From the original author - Lee Gordon

I keep a digital watt meter on the input of my PC (excludes the monitor).
The only additional HW I have uses about 12 Watts for Fans and SSD. The NB is barely warm to the touch and probably uses less than 3watts.

BIG SUPRISE - The UFEI BIOS default settings BEFORE starting any OS draw an estimated 100 watts by the CPU. Therefore some of your comments about BIOS temperatures are incorrect.
Currently I am trying to set the BIOS voltages and frequencies as low as possible so I can read the BIOS temperature with CPU power less than 30 CPU watts to calibrate the BIOS temperature readings.
 
Here's the thing, and apparently you picked up on it: in the BIOS, the APU is running, default, at 3800 MHZ, 1.35V. It runs this frequency and voltage constantly, producing 100W constantly. In Windows, power management takes over and starts dropping voltage and frequency (if you have Cool 'n' Quiet enabled). This might explain why the APU runs hotter in the BIOS and cooler in Windows at idle.
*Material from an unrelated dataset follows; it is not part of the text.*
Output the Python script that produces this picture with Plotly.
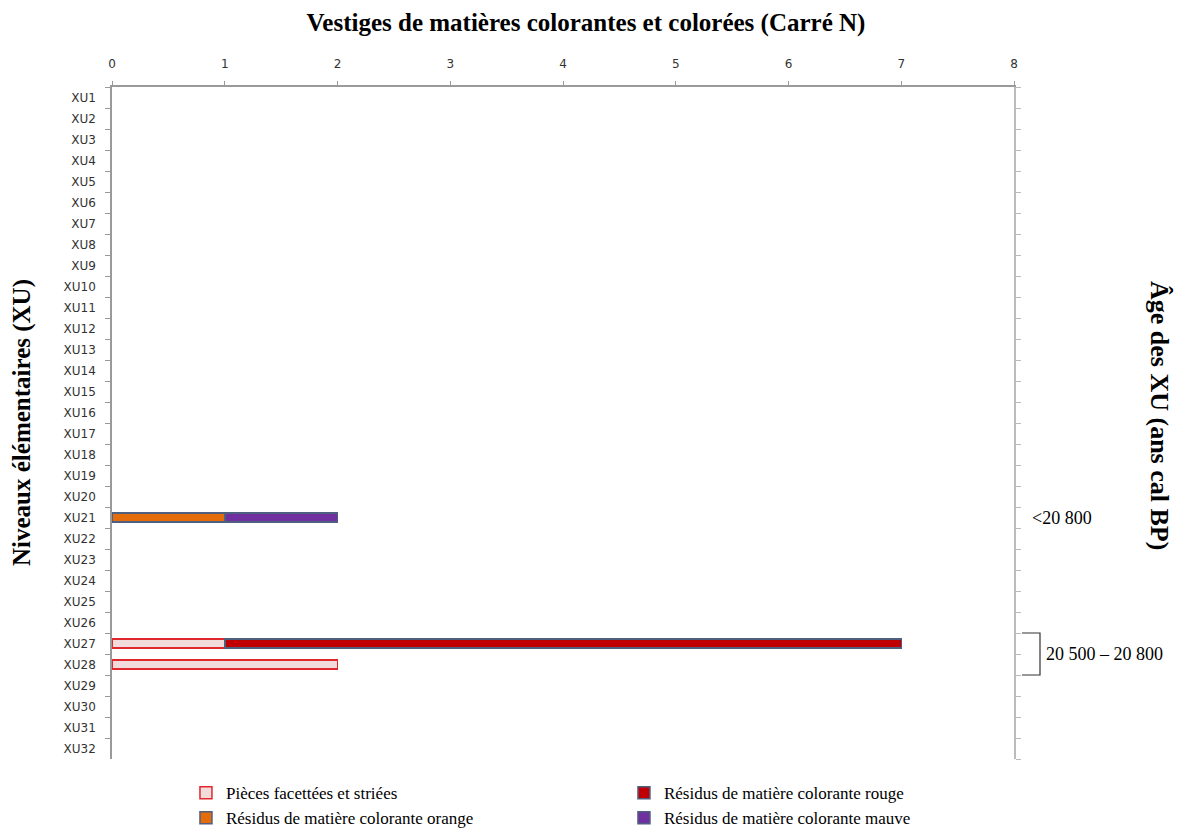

I'll try it out; I'll disable Cool 'n' Quiet by manually setting voltage and frequency to 1.35V and 3800. Then I should see similar temps in Windows.

I assumed the voltage measurements posted in the pics above were somewhat inaccurate, but the ASRock board may be getting aggressive enough at Auto setting to increase vCore to 1.44V. If that's the case, the instability I experienced recently by manually setting voltage to 1.40 and frequency to 4000/4400 makes more sense. I'll play around with it and post results.